November brings branches waving against vastness, bleached bones in dunes, beachcombed sealskins and plastic bottles, deserted caravan parks, huge ships hove to off Spurn Point, memories of the drowned. An Airfix-coloured pillbox gives rigidity to the dynamic landscape, and a gun port leads into blacker than blackness. December holds the old names of ditches, mysterious murmurations, Mesolithic mirrors, thoughts of Raymond Briggs and memories of Mablethorpe Carnival Queens, the turning of this twelvemonth accepted as part of the epic, indifferent, unalterable cosmic churn; “The ocean will have us all – good.” Deep Time, East Midlandian history and today meet and mingle, even his cooking over campfires a sensory link with aurochs-eating, the crude charcuterie once carried out in willow-meads ages ago eaten by the waves.

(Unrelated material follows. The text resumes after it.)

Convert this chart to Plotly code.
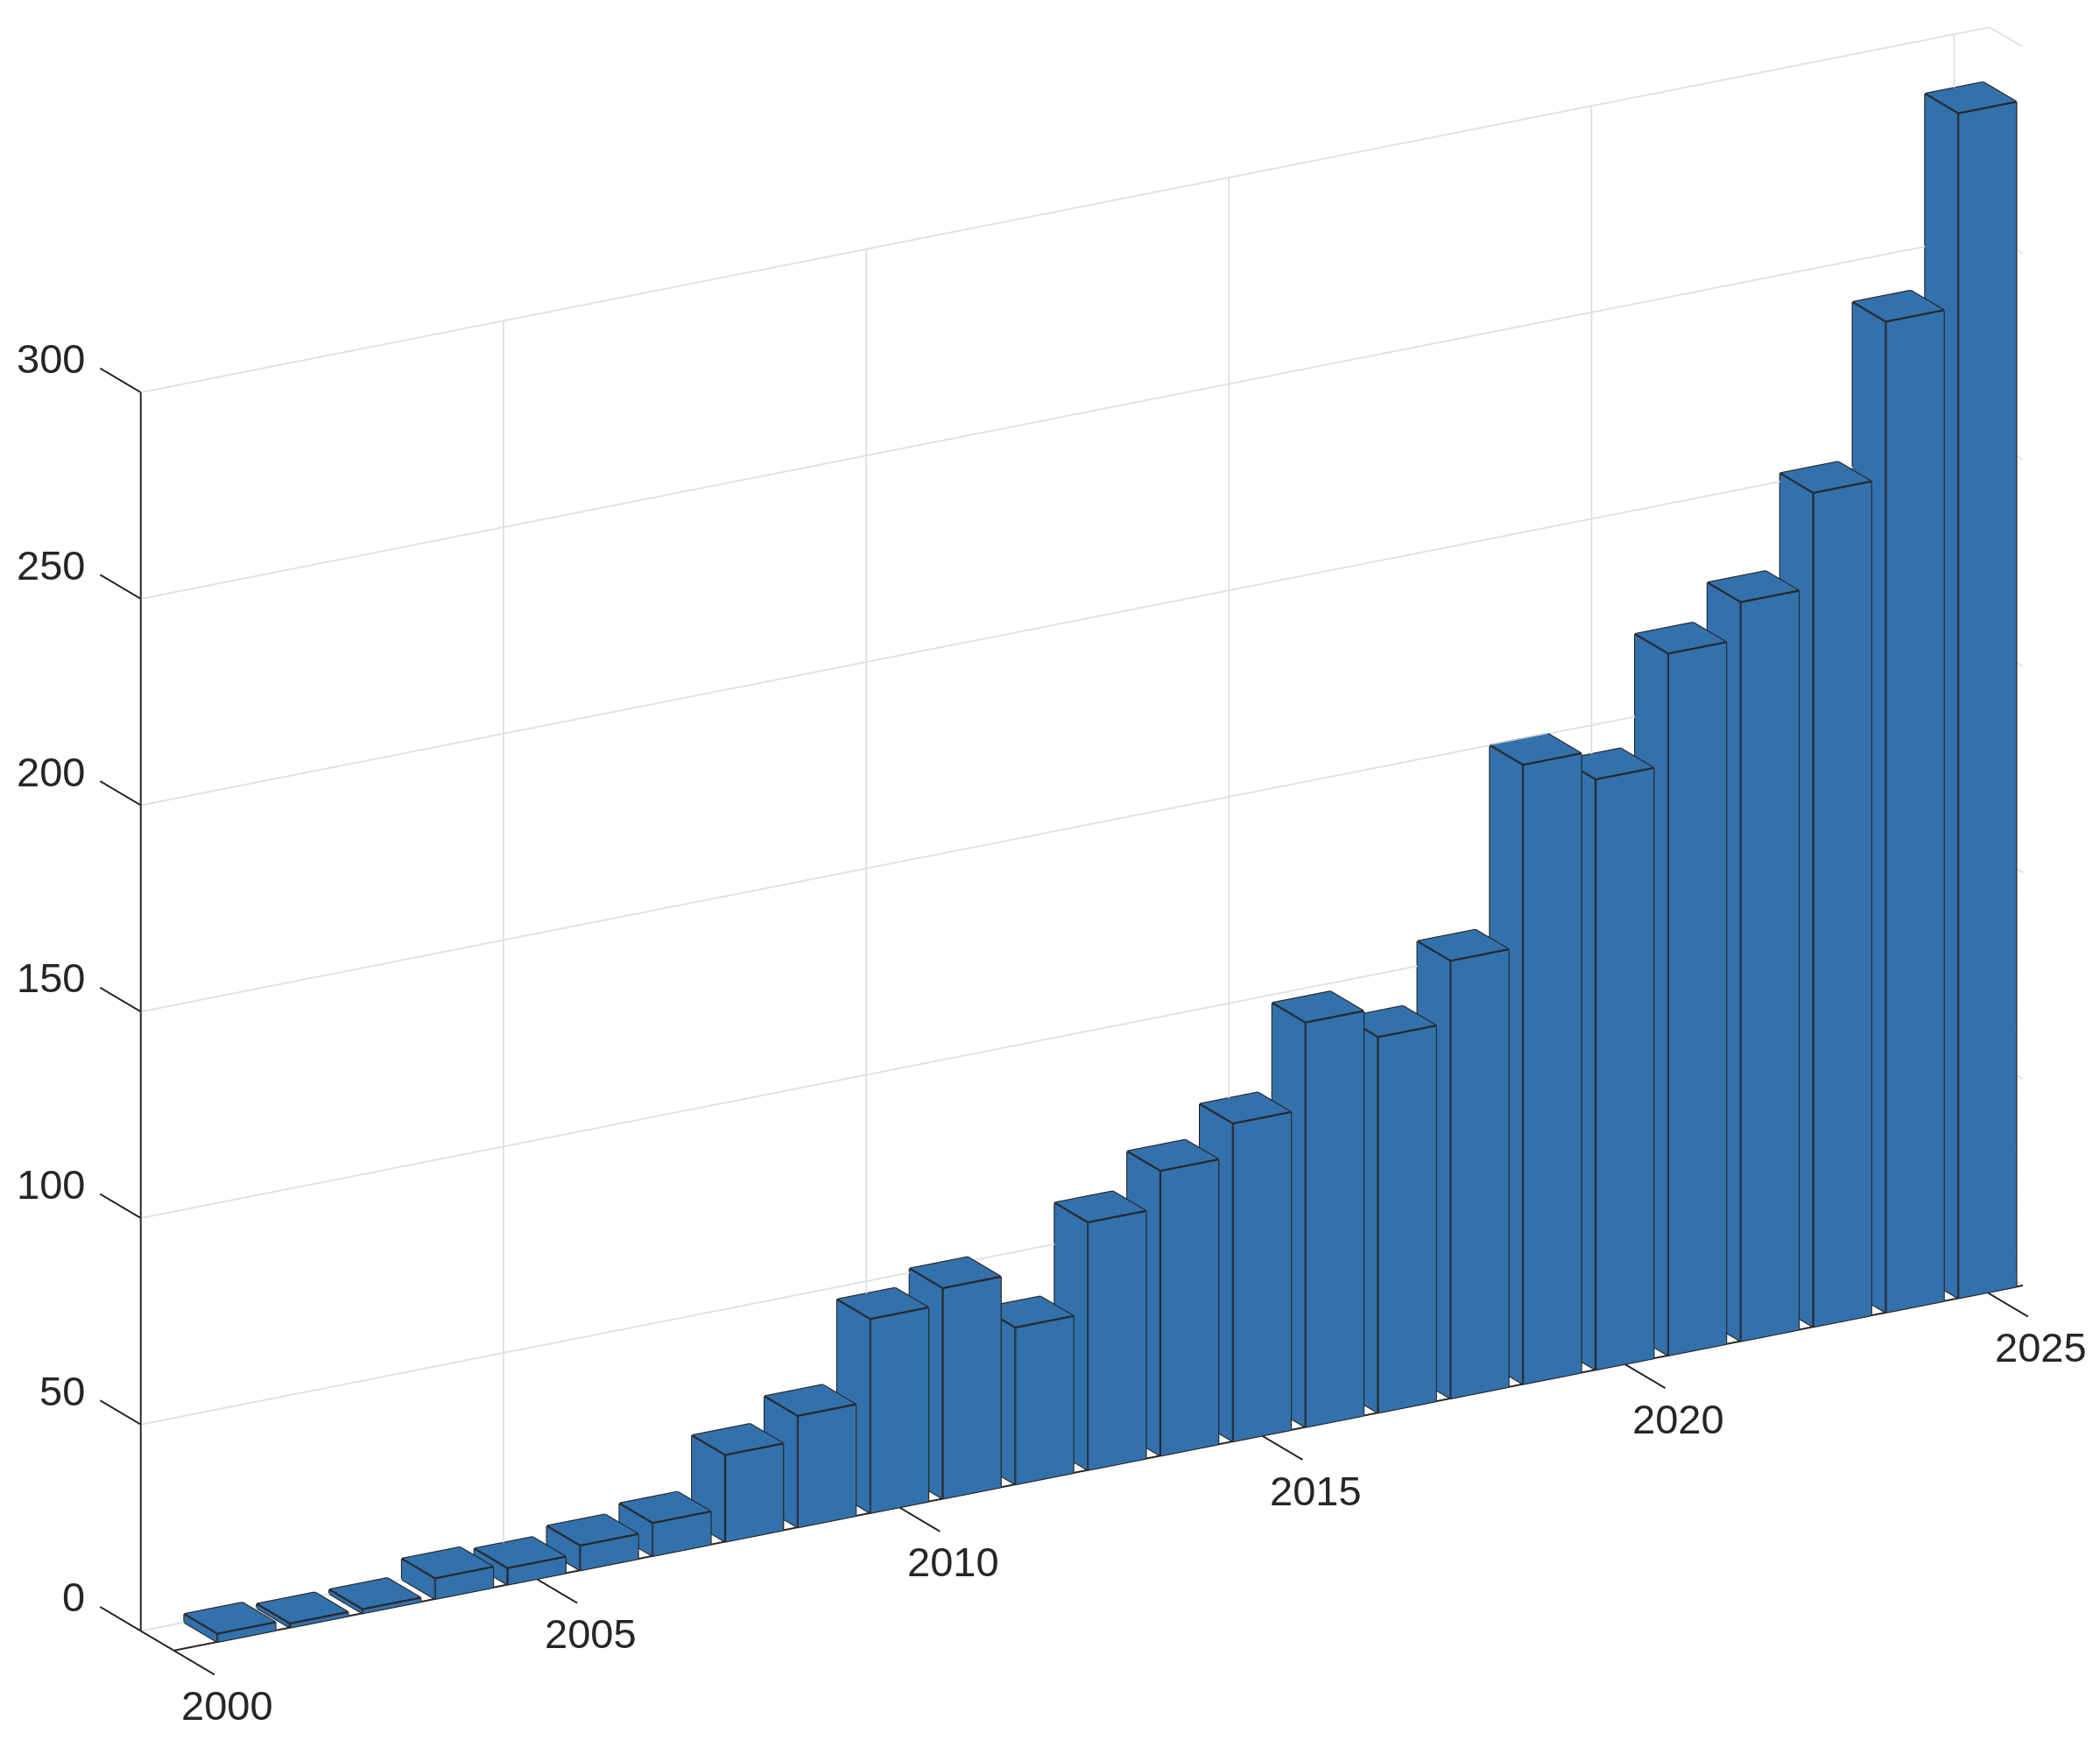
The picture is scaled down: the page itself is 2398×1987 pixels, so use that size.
import math
import plotly.graph_objects as go

years = list(range(2001, 2026))
values = [2, 1, 1, 5, 4, 6, 8, 21, 27, 47, 51, 38, 60, 69, 77, 98, 91, 106, 150, 143, 170, 179, 202, 240, 287]
x_ticks = [2000, 2005, 2010, 2015, 2020, 2025]
z_ticks = [0, 50, 100, 150, 200, 250, 300]

BAR_COLOR = "#3371AD"
EDGE_COLOR = "#262626"
GRID_COLOR = "#DFDFDF"
TEXT_COLOR = "#262626"
FONT = "Liberation Sans"
FONT_SIZE = 47

X_MIN, X_MAX = 2000, 2025.49
HALF = 0.4
TICK = 1.23
AZ, EL = math.radians(60), math.radians(20)
EYE_DIST = 2.5
SHIFT_RIGHT, SHIFT_UP = 37.0, 35.8  # pixels the scene moves from the page centre
SCALE = 1000.0

# scene ranges are wider than the drawn box so the tick marks are not clipped
xr = (1999.5, 2026.0)
yr = (-1.4, 2.4)
zr = (-2, 302)
PX = (95.64 * 1.0066, 76.0, 5.023 * 1.0054)
aspect = dict(
    x=(xr[1] - xr[0]) * PX[0] / 1000,
    y=(yr[1] - yr[0]) * PX[1] / 1000,
    z=(zr[1] - zr[0]) * PX[2] / 1000,
)

fig = go.Figure()


def add_lines(segments, color, width):
    xs, ys, zs = [], [], []
    for a, b in segments:
        xs += [a[0], b[0], None]
        ys += [a[1], b[1], None]
        zs += [a[2], b[2], None]
    fig.add_trace(go.Scatter3d(x=xs, y=ys, z=zs, mode="lines",
                               line=dict(color=color, width=width),
                               hoverinfo="skip", showlegend=False))


grid = []
for t in x_ticks[1:]:
    grid.append(((t, 1, 0), (t, 1, 300)))
    grid.append(((t, 0, 0), (t, 1, 0)))
for z in z_ticks:
    grid.append(((X_MIN, 1, z), (X_MAX, 1, z)))
    grid.append(((X_MAX, 1, z), (X_MAX, 0, z)))
add_lines(grid, GRID_COLOR, 3.5)

axes = [((X_MIN, 1, 0), (X_MIN, 1, 300)), ((X_MIN, 0, 0), (X_MAX, 0, 0)), ((X_MIN, 1, 0), (X_MIN, 0, 0))]
for z in z_ticks:
    axes.append(((X_MIN, 1, z), (X_MIN, 1 + TICK, z)))
for t in x_ticks:
    axes.append(((t, 0, 0), (t, -TICK, 0)))
add_lines(axes, EDGE_COLOR, 4)

vx, vy, vz, ii, jj, kk = [], [], [], [], [], []
edges = []
FACES = [(0, 1, 2), (0, 2, 3), (4, 5, 6), (4, 6, 7), (0, 1, 5), (0, 5, 4),
         (1, 2, 6), (1, 6, 5), (2, 3, 7), (2, 7, 6), (3, 0, 4), (3, 4, 7)]
for year, v in zip(years, values):
    n = len(vx)
    x0, x1 = year - HALF, year + HALF
    c = [(x0, 0, 0), (x1, 0, 0), (x1, 1, 0), (x0, 1, 0), (x0, 0, v), (x1, 0, v), (x1, 1, v), (x0, 1, v)]
    for p in c:
        vx.append(p[0]); vy.append(p[1]); vz.append(p[2])
    for f in FACES:
        ii.append(n + f[0]); jj.append(n + f[1]); kk.append(n + f[2])
    for a, b in [(0, 1), (1, 5), (5, 4), (4, 0), (4, 7), (7, 6), (6, 5), (0, 3), (3, 7)]:
        edges.append((c[a], c[b]))

fig.add_trace(go.Mesh3d(x=vx, y=vy, z=vz, i=ii, j=jj, k=kk, color=BAR_COLOR, flatshading=True,
                        lighting=dict(ambient=1, diffuse=0, specular=0, roughness=1, fresnel=0),
                        hoverinfo="skip", showlegend=False))
add_lines(edges, EDGE_COLOR, 4.5)

annotations = []
for z in z_ticks:
    annotations.append(dict(x=X_MIN, y=1 + TICK, z=z, text=str(z), showarrow=False, xanchor="right",
                            yanchor="middle", xshift=-15, yshift=11,
                            font=dict(family=FONT, size=FONT_SIZE, color=TEXT_COLOR)))
for t in x_ticks:
    annotations.append(dict(x=t, y=-TICK, z=0, text=str(t), showarrow=False, xanchor="center",
                            yanchor="middle", xshift=15, yshift=-35,
                            font=dict(family=FONT, size=FONT_SIZE, color=TEXT_COLOR)))

hidden = dict(visible=False, showgrid=False, zeroline=False, showbackground=False, showspikes=False)
view = (-math.cos(EL) * math.cos(AZ), -math.cos(EL) * math.sin(AZ), math.sin(EL))
right = (math.sin(AZ), -math.cos(AZ), 0.0)
up = (math.sin(EL) * math.cos(AZ), math.sin(EL) * math.sin(AZ), math.cos(EL))
center = [-(SHIFT_RIGHT * right[i] + SHIFT_UP * up[i]) / SCALE for i in range(3)]
eye = [center[i] + EYE_DIST * view[i] for i in range(3)]
fig.update_layout(
    width=2398, height=1987, margin=dict(l=0, r=0, t=0, b=0), paper_bgcolor="white", showlegend=False,
    scene=dict(
        xaxis=dict(range=xr, **hidden), yaxis=dict(range=yr, **hidden), zaxis=dict(range=zr, **hidden),
        aspectmode="manual", aspectratio=aspect,
        domain=dict(x=[0, 1], y=[0, 1]),
        camera=dict(projection=dict(type="orthographic"),
                    eye=dict(x=eye[0], y=eye[1], z=eye[2]), up=dict(x=0, y=0, z=1),
                    center=dict(x=center[0], y=center[1], z=center[2])),
        annotations=annotations, bgcolor="white",
    ),
)
fig.write_html("out.html", post_script="document.body.style.margin='0';", config=dict(displayModeBar=False))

Month by month, step by sometimes blistered step, sketch by swift sketch, we glimpse something of this arcane county’s blend of beauty and bathos, its grand desolations so often made mean by bungalows, car boots, leylandii, phone masts, and the demolition derbies of Skegness. There is grit in this Lincolnshire, some hardness and ugliness – asbestos sheds, chicken concentration-camps with humming extractors and the sharp stink of ammonia, algae-choked dykes, desperate biro notes found on the ground, rat-gnawed rubbish, washed-up whales, a man in an oxygen mask expending too much of his short time selling 1970s cassettes. But the overarching impression is deeply positive – room to breathe and self-realisation under the biggest of big skies, despite the oncoming storm-fronts of life.

Field Notes is filmic, impressionistic, and personal. It also manages to be unpretentious. In Griffinland, knowledge of the exploits of Alexander, Welsh poetry, Kurosawa, or “our pal Pieter Bruegel the Elder” co-exist chummily with pop blasting from cars, addicts passed out in hedges, shops selling tourist tat, and lost footballs floating out to the estuary. Phrases that from others might have been merely gnomic point towards places you’d want to visit. Even those who have some acquaintance with Lincolnshire will not be familiar with all the artist’s itineraries, and are certain to see new sights from his very particular vantage-points.

After long obscurity, Lincolnshire may be rejoining the mainstream of national history, with uncertain effects. This paean to little-known landmarks carries folk-memories forwards, while facing “Onwards” with equanimity. Ultimately, it suggests that whatever happens or is done, Lincolnshire has always been, and will always be, a land of graphic dreams.